PROVIDED INFORMATION:
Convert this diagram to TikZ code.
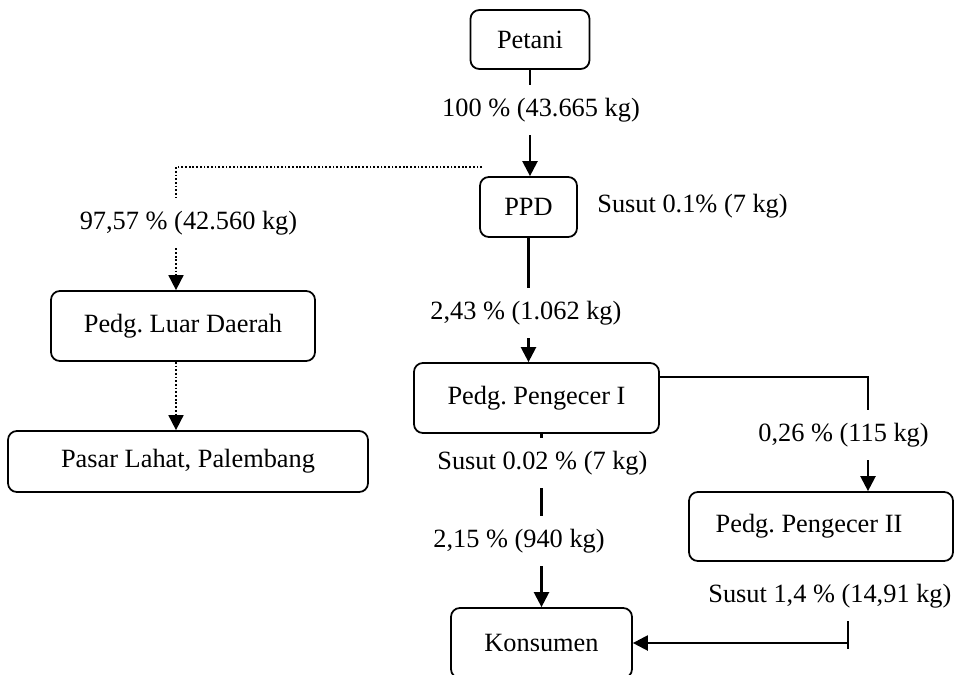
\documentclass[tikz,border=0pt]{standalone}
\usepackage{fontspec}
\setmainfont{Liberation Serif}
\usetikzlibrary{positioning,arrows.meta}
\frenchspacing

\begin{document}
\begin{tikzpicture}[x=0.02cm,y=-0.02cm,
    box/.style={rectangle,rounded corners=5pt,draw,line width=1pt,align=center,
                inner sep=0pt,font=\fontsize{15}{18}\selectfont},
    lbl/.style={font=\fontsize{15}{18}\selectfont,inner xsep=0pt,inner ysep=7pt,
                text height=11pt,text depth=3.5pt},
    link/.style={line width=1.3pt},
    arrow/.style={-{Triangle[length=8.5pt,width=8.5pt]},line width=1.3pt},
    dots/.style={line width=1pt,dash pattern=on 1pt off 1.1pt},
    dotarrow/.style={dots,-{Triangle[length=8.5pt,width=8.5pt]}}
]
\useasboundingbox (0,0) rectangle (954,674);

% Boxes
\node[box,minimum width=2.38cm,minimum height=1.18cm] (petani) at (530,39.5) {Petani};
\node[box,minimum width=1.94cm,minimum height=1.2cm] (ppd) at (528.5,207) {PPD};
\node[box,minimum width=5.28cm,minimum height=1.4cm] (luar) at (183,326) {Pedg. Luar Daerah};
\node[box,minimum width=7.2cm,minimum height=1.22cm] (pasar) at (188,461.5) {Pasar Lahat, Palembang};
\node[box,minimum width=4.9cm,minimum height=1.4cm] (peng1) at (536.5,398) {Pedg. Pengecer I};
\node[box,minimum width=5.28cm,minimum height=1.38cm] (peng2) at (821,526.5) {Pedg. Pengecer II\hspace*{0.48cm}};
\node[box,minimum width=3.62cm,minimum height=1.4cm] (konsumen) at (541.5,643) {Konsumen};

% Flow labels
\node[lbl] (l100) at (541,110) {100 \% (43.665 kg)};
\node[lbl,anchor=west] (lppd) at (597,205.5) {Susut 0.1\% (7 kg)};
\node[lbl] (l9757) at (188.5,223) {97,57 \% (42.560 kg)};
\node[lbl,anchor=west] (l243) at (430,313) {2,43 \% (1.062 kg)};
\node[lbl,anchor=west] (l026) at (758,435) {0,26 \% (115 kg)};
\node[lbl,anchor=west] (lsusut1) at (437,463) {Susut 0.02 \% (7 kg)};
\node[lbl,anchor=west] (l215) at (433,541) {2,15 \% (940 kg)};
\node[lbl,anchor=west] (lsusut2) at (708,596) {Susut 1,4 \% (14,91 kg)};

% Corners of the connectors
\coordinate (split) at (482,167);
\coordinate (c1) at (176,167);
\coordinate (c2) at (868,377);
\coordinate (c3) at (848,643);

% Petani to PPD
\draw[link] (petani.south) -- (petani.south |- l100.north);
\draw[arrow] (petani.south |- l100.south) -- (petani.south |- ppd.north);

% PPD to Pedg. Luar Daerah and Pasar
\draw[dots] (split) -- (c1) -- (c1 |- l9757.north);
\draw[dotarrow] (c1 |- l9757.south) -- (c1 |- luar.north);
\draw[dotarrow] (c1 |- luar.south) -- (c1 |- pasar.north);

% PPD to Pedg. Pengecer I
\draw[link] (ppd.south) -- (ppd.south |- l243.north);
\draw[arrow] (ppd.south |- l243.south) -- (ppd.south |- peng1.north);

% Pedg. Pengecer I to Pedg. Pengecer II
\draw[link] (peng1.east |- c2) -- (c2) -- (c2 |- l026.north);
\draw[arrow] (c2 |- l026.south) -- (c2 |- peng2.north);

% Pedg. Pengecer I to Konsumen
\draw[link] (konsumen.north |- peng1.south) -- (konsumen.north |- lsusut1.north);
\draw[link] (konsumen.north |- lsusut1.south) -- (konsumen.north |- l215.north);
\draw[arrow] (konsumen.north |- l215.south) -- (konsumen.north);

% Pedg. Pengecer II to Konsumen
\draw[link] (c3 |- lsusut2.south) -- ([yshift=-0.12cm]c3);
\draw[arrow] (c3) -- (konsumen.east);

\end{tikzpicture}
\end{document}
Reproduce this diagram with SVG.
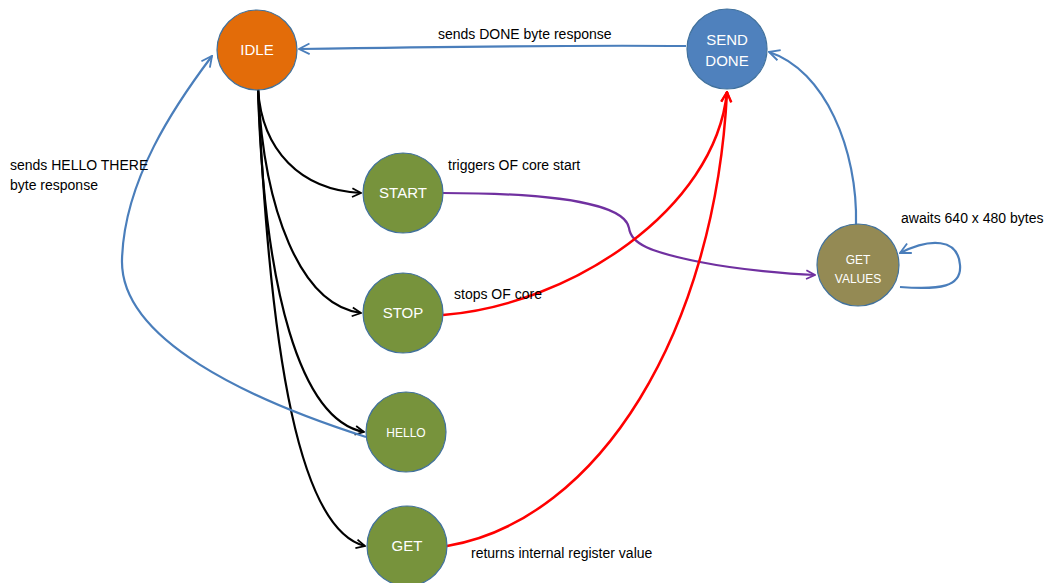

TASK DESCRIPTION:
Make an exact reproduction of the listing above, without any pictures.

EXERCISE RESULT:
Convert this diagram to TikZ code.
\documentclass[tikz,border=0pt]{standalone}
\usepackage{fontspec}
\setmainfont{Liberation Serif}
\usetikzlibrary{positioning,arrows.meta}
\frenchspacing

\begin{document}
\begin{tikzpicture}[x=0.02cm,y=-0.02cm,
    box/.style={rectangle,rounded corners=5pt,draw,line width=1pt,align=center,
                inner sep=0pt,font=\fontsize{15}{18}\selectfont},
    lbl/.style={font=\fontsize{15}{18}\selectfont,inner xsep=0pt,inner ysep=7pt,
                text height=11pt,text depth=3.5pt},
    link/.style={line width=1.3pt},
    arrow/.style={-{Triangle[length=8.5pt,width=8.5pt]},line width=1.3pt},
    dots/.style={line width=1pt,dash pattern=on 1pt off 1.1pt},
    dotarrow/.style={dots,-{Triangle[length=8.5pt,width=8.5pt]}}
]
\useasboundingbox (0,0) rectangle (954,674);

% Boxes
\node[box,minimum width=2.38cm,minimum height=1.18cm] (petani) at (530,39.5) {Petani};
\node[box,minimum width=1.94cm,minimum height=1.2cm] (ppd) at (528.5,207) {PPD};
\node[box,minimum width=5.28cm,minimum height=1.4cm] (luar) at (183,326) {Pedg. Luar Daerah};
\node[box,minimum width=7.2cm,minimum height=1.22cm] (pasar) at (188,461.5) {Pasar Lahat, Palembang};
\node[box,minimum width=4.9cm,minimum height=1.4cm] (peng1) at (536.5,398) {Pedg. Pengecer I};
\node[box,minimum width=5.28cm,minimum height=1.38cm] (peng2) at (821,526.5) {Pedg. Pengecer II\hspace*{0.48cm}};
\node[box,minimum width=3.62cm,minimum height=1.4cm] (konsumen) at (541.5,643) {Konsumen};

% Flow labels
\node[lbl] (l100) at (541,110) {100 \% (43.665 kg)};
\node[lbl,anchor=west] (lppd) at (597,205.5) {Susut 0.1\% (7 kg)};
\node[lbl] (l9757) at (188.5,223) {97,57 \% (42.560 kg)};
\node[lbl,anchor=west] (l243) at (430,313) {2,43 \% (1.062 kg)};
\node[lbl,anchor=west] (l026) at (758,435) {0,26 \% (115 kg)};
\node[lbl,anchor=west] (lsusut1) at (437,463) {Susut 0.02 \% (7 kg)};
\node[lbl,anchor=west] (l215) at (433,541) {2,15 \% (940 kg)};
\node[lbl,anchor=west] (lsusut2) at (708,596) {Susut 1,4 \% (14,91 kg)};

% Corners of the connectors
\coordinate (split) at (482,167);
\coordinate (c1) at (176,167);
\coordinate (c2) at (868,377);
\coordinate (c3) at (848,643);

% Petani to PPD
\draw[link] (petani.south) -- (petani.south |- l100.north);
\draw[arrow] (petani.south |- l100.south) -- (petani.south |- ppd.north);

% PPD to Pedg. Luar Daerah and Pasar
\draw[dots] (split) -- (c1) -- (c1 |- l9757.north);
\draw[dotarrow] (c1 |- l9757.south) -- (c1 |- luar.north);
\draw[dotarrow] (c1 |- luar.south) -- (c1 |- pasar.north);

% PPD to Pedg. Pengecer I
\draw[link] (ppd.south) -- (ppd.south |- l243.north);
\draw[arrow] (ppd.south |- l243.south) -- (ppd.south |- peng1.north);

% Pedg. Pengecer I to Pedg. Pengecer II
\draw[link] (peng1.east |- c2) -- (c2) -- (c2 |- l026.north);
\draw[arrow] (c2 |- l026.south) -- (c2 |- peng2.north);

% Pedg. Pengecer I to Konsumen
\draw[link] (konsumen.north |- peng1.south) -- (konsumen.north |- lsusut1.north);
\draw[link] (konsumen.north |- lsusut1.south) -- (konsumen.north |- l215.north);
\draw[arrow] (konsumen.north |- l215.south) -- (konsumen.north);

% Pedg. Pengecer II to Konsumen
\draw[link] (c3 |- lsusut2.south) -- ([yshift=-0.12cm]c3);
\draw[arrow] (c3) -- (konsumen.east);

\end{tikzpicture}
\end{document}
Reproduce this diagram with SVG.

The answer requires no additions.